-- Task brief --
Please, without the pictures, retype exactly the lines from the start of the material through the line that holds "import seaborn as sns".

-- Collected data --
===

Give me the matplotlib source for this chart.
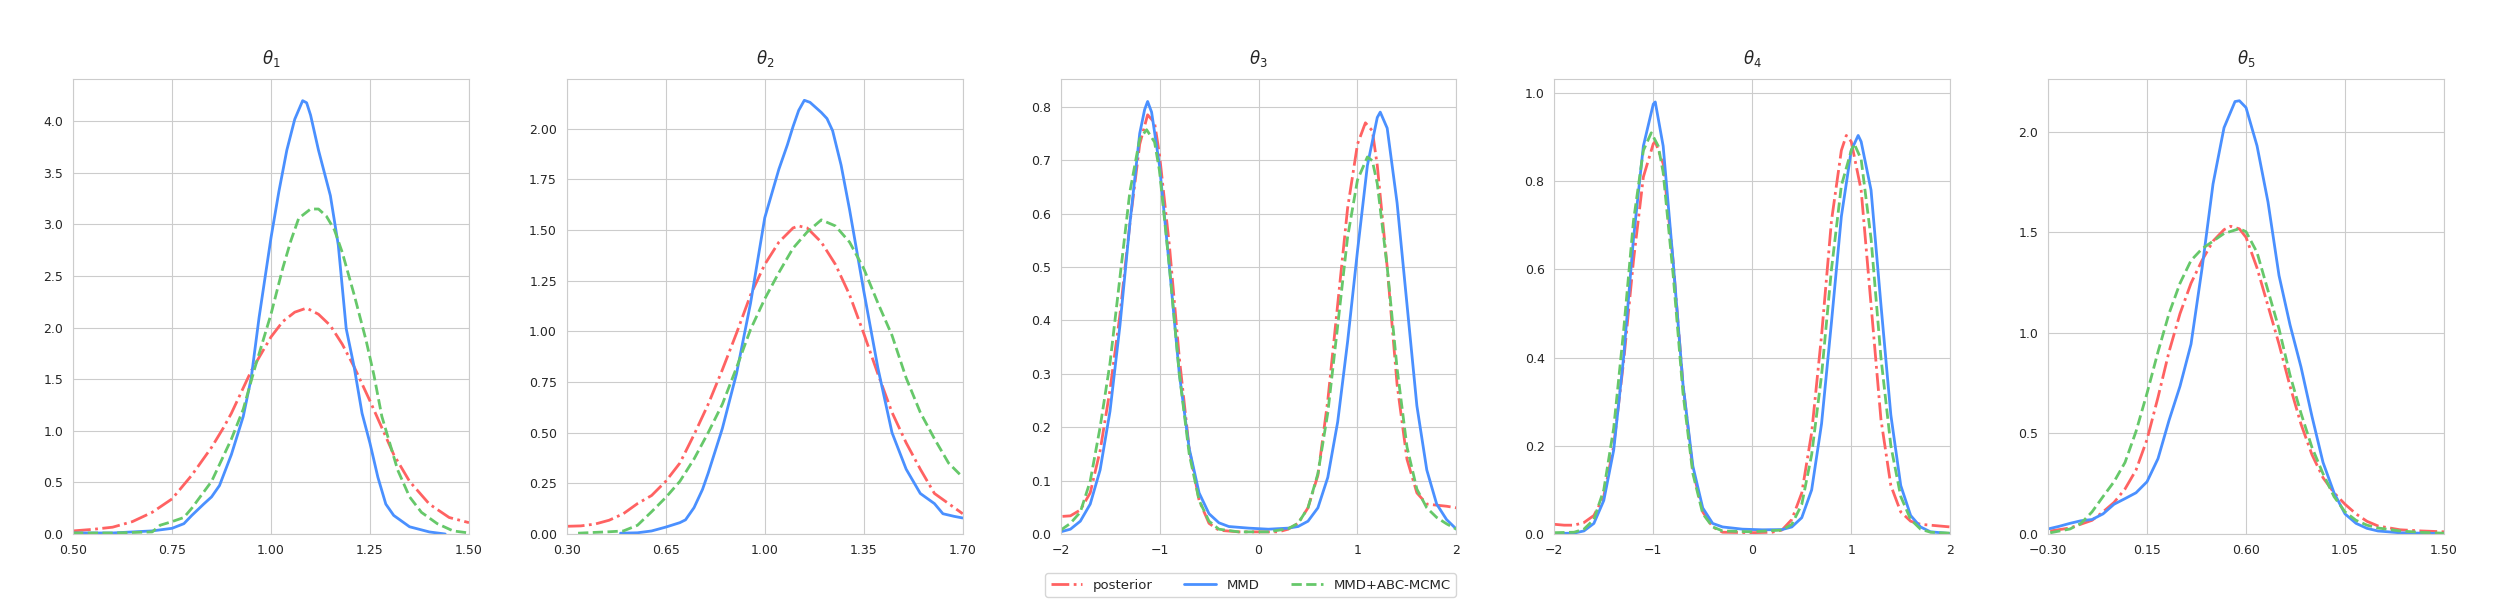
import matplotlib
matplotlib.use('Agg')
import matplotlib.pyplot as plt
import seaborn as sns

# theta_1
t1_post_x = [0.50, 0.55, 0.60, 0.65, 0.70, 0.75, 0.80, 0.85, 0.88, 0.90, 0.95, 1.00, 1.03, 1.06, 1.09,
             1.12, 1.15, 1.18, 1.21, 1.25, 1.28, 1.31, 1.35, 1.40, 1.45, 1.50]
t1_post_y = [0.03, 0.045, 0.066, 0.12, 0.21, 0.34, 0.57, 0.84, 1.03, 1.17, 1.58, 1.91, 2.06, 2.15, 2.19,
             2.13, 2.02, 1.84, 1.62, 1.29, 1.03, 0.77, 0.51, 0.29, 0.16, 0.11]
t1_mmd_x = [0.50, 0.60, 0.70, 0.75, 0.78, 0.80, 0.83, 0.85, 0.87, 0.90, 0.93, 0.95, 0.97, 1.00, 1.02,
            1.04, 1.06, 1.08, 1.09, 1.10, 1.12, 1.15, 1.17, 1.19, 1.21, 1.23, 1.25, 1.27, 1.29, 1.31,
            1.35, 1.40, 1.44]
t1_mmd_y = [0.01, 0.01, 0.03, 0.055, 0.10, 0.18, 0.29, 0.36, 0.47, 0.77, 1.14, 1.51, 2.10, 2.87, 3.32,
            3.72, 4.02, 4.20, 4.18, 4.06, 3.72, 3.28, 2.80, 1.99, 1.62, 1.17, 0.88, 0.55, 0.29, 0.18,
            0.07, 0.02, 0.0]
t1_abc_x = [0.50, 0.60, 0.70, 0.72, 0.75, 0.78, 0.80, 0.85, 0.90, 0.93, 0.96, 1.00, 1.03, 1.05, 1.07,
            1.10, 1.12, 1.14, 1.16, 1.18, 1.21, 1.24, 1.26, 1.28, 1.30, 1.32, 1.35, 1.38, 1.42, 1.46, 1.50]
t1_abc_y = [0.01, 0.01, 0.02, 0.085, 0.12, 0.16, 0.25, 0.51, 0.92, 1.21, 1.62, 2.13, 2.58, 2.84, 3.06,
            3.15, 3.15, 3.08, 2.95, 2.73, 2.32, 1.88, 1.54, 1.14, 0.88, 0.62, 0.36, 0.21, 0.10, 0.03, 0.01]

# theta_2
t2_post_x = [0.30, 0.35, 0.40, 0.45, 0.50, 0.55, 0.60, 0.65, 0.70, 0.75, 0.80, 0.85, 0.90, 0.95, 1.00,
             1.05, 1.10, 1.12, 1.15, 1.20, 1.25, 1.30, 1.35, 1.40, 1.45, 1.50, 1.55, 1.60, 1.65, 1.70]
t2_post_y = [0.038, 0.04, 0.049, 0.068, 0.10, 0.15, 0.19, 0.26, 0.35, 0.49, 0.64, 0.81, 0.99, 1.18, 1.33,
             1.44, 1.51, 1.52, 1.51, 1.44, 1.33, 1.18, 0.99, 0.79, 0.60, 0.45, 0.32, 0.20, 0.15, 0.10]
t2_mmd_x = [0.49, 0.55, 0.60, 0.65, 0.70, 0.72, 0.75, 0.78, 0.80, 0.85, 0.90, 0.95, 1.00, 1.05, 1.08,
            1.10, 1.12, 1.14, 1.16, 1.20, 1.22, 1.24, 1.27, 1.30, 1.35, 1.40, 1.45, 1.50, 1.55, 1.60,
            1.63, 1.67, 1.70]
t2_mmd_y = [0.004, 0.006, 0.015, 0.034, 0.056, 0.07, 0.13, 0.22, 0.30, 0.52, 0.79, 1.14, 1.56, 1.80, 1.92,
            2.01, 2.09, 2.14, 2.13, 2.08, 2.05, 1.99, 1.82, 1.60, 1.20, 0.82, 0.50, 0.32, 0.20, 0.15,
            0.10, 0.087, 0.079]
t2_abc_x = [0.34, 0.40, 0.45, 0.50, 0.55, 0.60, 0.65, 0.70, 0.75, 0.80, 0.85, 0.90, 0.95, 1.00, 1.05,
            1.10, 1.15, 1.20, 1.25, 1.30, 1.35, 1.40, 1.45, 1.50, 1.55, 1.60, 1.65, 1.70]
t2_abc_y = [0.004, 0.008, 0.011, 0.015, 0.043, 0.11, 0.18, 0.26, 0.37, 0.50, 0.64, 0.82, 1.01, 1.16, 1.29,
            1.41, 1.49, 1.55, 1.52, 1.44, 1.31, 1.14, 0.98, 0.77, 0.60, 0.47, 0.35, 0.28]

# theta_3
t3_post_x = [-1.98, -1.9, -1.8, -1.7, -1.6, -1.5, -1.4, -1.3, -1.2, -1.12, -1.05, -1.0, -0.9, -0.8, -0.7,
             -0.6, -0.5, -0.4, -0.2, 0.0, 0.2, 0.3, 0.4, 0.5, 0.6, 0.7, 0.8, 0.9, 1.0, 1.08,
             1.15, 1.2, 1.3, 1.4, 1.5, 1.6, 1.7, 1.8, 1.9, 2.0]
t3_post_y = [0.033, 0.034, 0.045, 0.077, 0.156, 0.27, 0.41, 0.58, 0.73, 0.785, 0.77, 0.71, 0.54, 0.33, 0.16,
             0.063, 0.02, 0.007, 0.004, 0.004, 0.004, 0.009, 0.02, 0.049, 0.11, 0.25, 0.43, 0.61, 0.73, 0.77,
             0.755, 0.69, 0.50, 0.28, 0.14, 0.077, 0.056, 0.054, 0.052, 0.049]
t3_mmd_x = [-2.0, -1.9, -1.8, -1.7, -1.6, -1.5, -1.4, -1.3, -1.2, -1.15, -1.12, -1.08, -1.0, -0.9, -0.8,
            -0.7, -0.6, -0.5, -0.4, -0.3, -0.1, 0.1, 0.3, 0.4, 0.5, 0.6, 0.7, 0.8, 0.9, 1.0,
            1.1, 1.2, 1.23, 1.3, 1.4, 1.5, 1.6, 1.7, 1.8, 1.9, 2.0]
t3_mmd_y = [0.004, 0.009, 0.024, 0.056, 0.12, 0.23, 0.39, 0.58, 0.75, 0.795, 0.81, 0.79, 0.69, 0.50, 0.30,
            0.16, 0.077, 0.038, 0.021, 0.014, 0.011, 0.009, 0.011, 0.014, 0.024, 0.049, 0.106, 0.21, 0.36, 0.53,
            0.69, 0.78, 0.79, 0.76, 0.62, 0.43, 0.24, 0.12, 0.056, 0.027, 0.009]
t3_abc_x = [-2.0, -1.9, -1.8, -1.7, -1.6, -1.5, -1.4, -1.3, -1.2, -1.13, -1.05, -1.0, -0.9, -0.8, -0.7,
            -0.6, -0.5, -0.4, -0.2, 0.1, 0.3, 0.4, 0.5, 0.6, 0.7, 0.8, 0.9, 1.0, 1.1, 1.15,
            1.2, 1.3, 1.4, 1.5, 1.6, 1.7, 1.8, 1.9, 2.0]
t3_abc_y = [0.007, 0.02, 0.041, 0.099, 0.20, 0.32, 0.48, 0.64, 0.74, 0.757, 0.734, 0.68, 0.50, 0.30, 0.15,
            0.063, 0.024, 0.009, 0.004, 0.004, 0.01, 0.02, 0.049, 0.113, 0.227, 0.39, 0.556, 0.663, 0.706, 0.699,
            0.656, 0.50, 0.31, 0.163, 0.084, 0.049, 0.031, 0.019, 0.009]

# theta_4
t4_post_x = [-2.0, -1.9, -1.8, -1.7, -1.6, -1.5, -1.4, -1.3, -1.2, -1.1, -1.0, -0.98, -0.9, -0.8, -0.7,
             -0.6, -0.5, -0.4, -0.3, 0.0, 0.2, 0.3, 0.4, 0.5, 0.6, 0.7, 0.8, 0.9, 0.95, 1.0,
             1.1, 1.2, 1.3, 1.4, 1.5, 1.6, 1.7, 1.8, 2.0]
t4_post_y = [0.022, 0.02, 0.02, 0.026, 0.042, 0.085, 0.20, 0.39, 0.62, 0.81, 0.885, 0.89, 0.84, 0.62, 0.34,
             0.145, 0.05, 0.016, 0.004, 0.003, 0.004, 0.009, 0.033, 0.093, 0.23, 0.45, 0.71, 0.87, 0.904, 0.89,
             0.78, 0.52, 0.26, 0.11, 0.05, 0.029, 0.022, 0.02, 0.016]
t4_mmd_x = [-2.0, -1.8, -1.7, -1.6, -1.5, -1.4, -1.3, -1.2, -1.1, -1.0, -0.98, -0.9, -0.8, -0.7, -0.6,
            -0.5, -0.4, -0.3, -0.1, 0.1, 0.3, 0.4, 0.5, 0.6, 0.7, 0.8, 0.9, 1.0, 1.07, 1.1,
            1.2, 1.3, 1.4, 1.5, 1.6, 1.7, 1.8, 2.0]
t4_mmd_y = [0.001, 0.002, 0.007, 0.024, 0.076, 0.19, 0.40, 0.67, 0.88, 0.975, 0.98, 0.88, 0.62, 0.34, 0.154,
            0.059, 0.024, 0.016, 0.011, 0.0095, 0.01, 0.016, 0.037, 0.10, 0.25, 0.48, 0.72, 0.87, 0.904, 0.89,
            0.78, 0.52, 0.27, 0.11, 0.042, 0.016, 0.005, 0.001]
t4_abc_x = [-2.0, -1.8, -1.7, -1.6, -1.5, -1.4, -1.3, -1.2, -1.1, -1.02, -0.95, -0.9, -0.8, -0.7, -0.6,
            -0.5, -0.4, -0.3, 0.0, 0.3, 0.4, 0.5, 0.6, 0.7, 0.8, 0.9, 1.0, 1.03, 1.1, 1.2,
            1.3, 1.4, 1.5, 1.6, 1.7, 1.8, 2.0]
t4_abc_y = [0.003, 0.004, 0.011, 0.033, 0.10, 0.24, 0.46, 0.71, 0.87, 0.91, 0.88, 0.82, 0.59, 0.32, 0.137,
            0.046, 0.016, 0.007, 0.005, 0.009, 0.022, 0.067, 0.18, 0.36, 0.60, 0.79, 0.87, 0.885, 0.85, 0.67,
            0.40, 0.20, 0.085, 0.033, 0.011, 0.004, 0.002]

# theta_5
t5_post_x = [-0.29, -0.20, -0.10, -0.05, 0.00, 0.05, 0.10, 0.15, 0.20, 0.25, 0.30, 0.35, 0.40, 0.45, 0.50,
             0.53, 0.57, 0.60, 0.65, 0.70, 0.75, 0.80, 0.85, 0.90, 0.95, 1.00, 1.05, 1.10, 1.15, 1.20,
             1.30, 1.40, 1.50]
t5_post_y = [0.015, 0.03, 0.068, 0.11, 0.157, 0.224, 0.318, 0.47, 0.68, 0.906, 1.096, 1.247, 1.36, 1.456, 1.513,
             1.53, 1.517, 1.475, 1.323, 1.134, 0.944, 0.735, 0.546, 0.394, 0.28, 0.205, 0.148, 0.10, 0.063, 0.04,
             0.021, 0.015, 0.011]
t5_mmd_x = [-0.30, -0.25, -0.20, -0.15, -0.10, -0.05, 0.00, 0.05, 0.10, 0.15, 0.20, 0.25, 0.30, 0.35, 0.40,
            0.45, 0.50, 0.55, 0.57, 0.60, 0.65, 0.70, 0.75, 0.80, 0.85, 0.90, 0.95, 1.00, 1.05, 1.10,
            1.15, 1.20, 1.30, 1.50]
t5_mmd_y = [0.025, 0.038, 0.053, 0.066, 0.072, 0.10, 0.148, 0.176, 0.205, 0.26, 0.375, 0.565, 0.735, 0.944, 1.32,
            1.74, 2.02, 2.15, 2.154, 2.12, 1.93, 1.65, 1.285, 1.04, 0.83, 0.584, 0.356, 0.205, 0.10, 0.053,
            0.028, 0.015, 0.006, 0.002]
t5_abc_x = [-0.29, -0.20, -0.15, -0.10, -0.05, 0.00, 0.05, 0.10, 0.15, 0.20, 0.25, 0.30, 0.35, 0.40, 0.45,
            0.50, 0.57, 0.60, 0.65, 0.70, 0.75, 0.80, 0.85, 0.90, 0.95, 1.00, 1.05, 1.10, 1.15, 1.20,
            1.30, 1.40, 1.50]
t5_abc_y = [0.006, 0.025, 0.053, 0.11, 0.186, 0.26, 0.356, 0.51, 0.70, 0.906, 1.096, 1.247, 1.36, 1.418, 1.456,
            1.494, 1.518, 1.503, 1.40, 1.21, 1.02, 0.79, 0.60, 0.43, 0.30, 0.186, 0.11, 0.068, 0.044, 0.03,
            0.015, 0.008, 0.004]

titles = [r'$\theta_1$', r'$\theta_2$', r'$\theta_3$', r'$\theta_4$', r'$\theta_5$']
xlims = [(0.5, 1.5), (0.3, 1.7), (-2, 2), (-2, 2), (-0.3, 1.5)]
xticks = [[0.5, 0.75, 1.0, 1.25, 1.5],
          [0.3, 0.65, 1.0, 1.35, 1.7],
          [-2, -1, 0, 1, 2],
          [-2, -1, 0, 1, 2],
          [-0.3, 0.15, 0.6, 1.05, 1.5]]
ytops = [4.41, 2.245, 0.852, 1.032, 2.262]

posterior = [(t1_post_x, t1_post_y), (t2_post_x, t2_post_y), (t3_post_x, t3_post_y),
             (t4_post_x, t4_post_y), (t5_post_x, t5_post_y)]
mmd = [(t1_mmd_x, t1_mmd_y), (t2_mmd_x, t2_mmd_y), (t3_mmd_x, t3_mmd_y),
       (t4_mmd_x, t4_mmd_y), (t5_mmd_x, t5_mmd_y)]
mmd_abc = [(t1_abc_x, t1_abc_y), (t2_abc_x, t2_abc_y), (t3_abc_x, t3_abc_y),
           (t4_abc_x, t4_abc_y), (t5_abc_x, t5_abc_y)]

red = '#ff6262'
blue = '#4a90ff'
green = '#66c86a'

sns.set_style('whitegrid')
plt.rcParams['font.family'] = ['DejaVu Sans']

fig, axes = plt.subplots(1, 5, figsize=(25, 6), dpi=100)
fig.subplots_adjust(left=0.0292, right=0.9776, top=0.8683, bottom=0.11, wspace=0.247)

for i, ax in enumerate(axes):
    ax.plot(*posterior[i], color=red, ls='-.', lw=2, label='posterior')
    ax.plot(*mmd[i], color=blue, ls='-', lw=2, label='MMD')
    ax.plot(*mmd_abc[i], color=green, ls='--', lw=2, label='MMD+ABC-MCMC')
    ax.set_xlim(*xlims[i])
    ax.set_xticks(xticks[i])
    ax.set_ylim(0, ytops[i])
    ax.set_title(titles[i], fontsize=12, pad=11, color='#262626')
    ax.tick_params(labelsize=9, colors='#262626')
    for s in ax.spines.values():
        s.set_color('#cccccc')

axes[2].legend(loc='upper center', bbox_to_anchor=(0.48, -0.072), ncol=3, fontsize=9.5,
               frameon=True, edgecolor='#cccccc', handlelength=2.4, columnspacing=2.4)

plt.savefig('out.png')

===

-- Task solution --
Give me the matplotlib source for this chart.
import matplotlib
matplotlib.use('Agg')
import matplotlib.pyplot as plt
import seaborn as sns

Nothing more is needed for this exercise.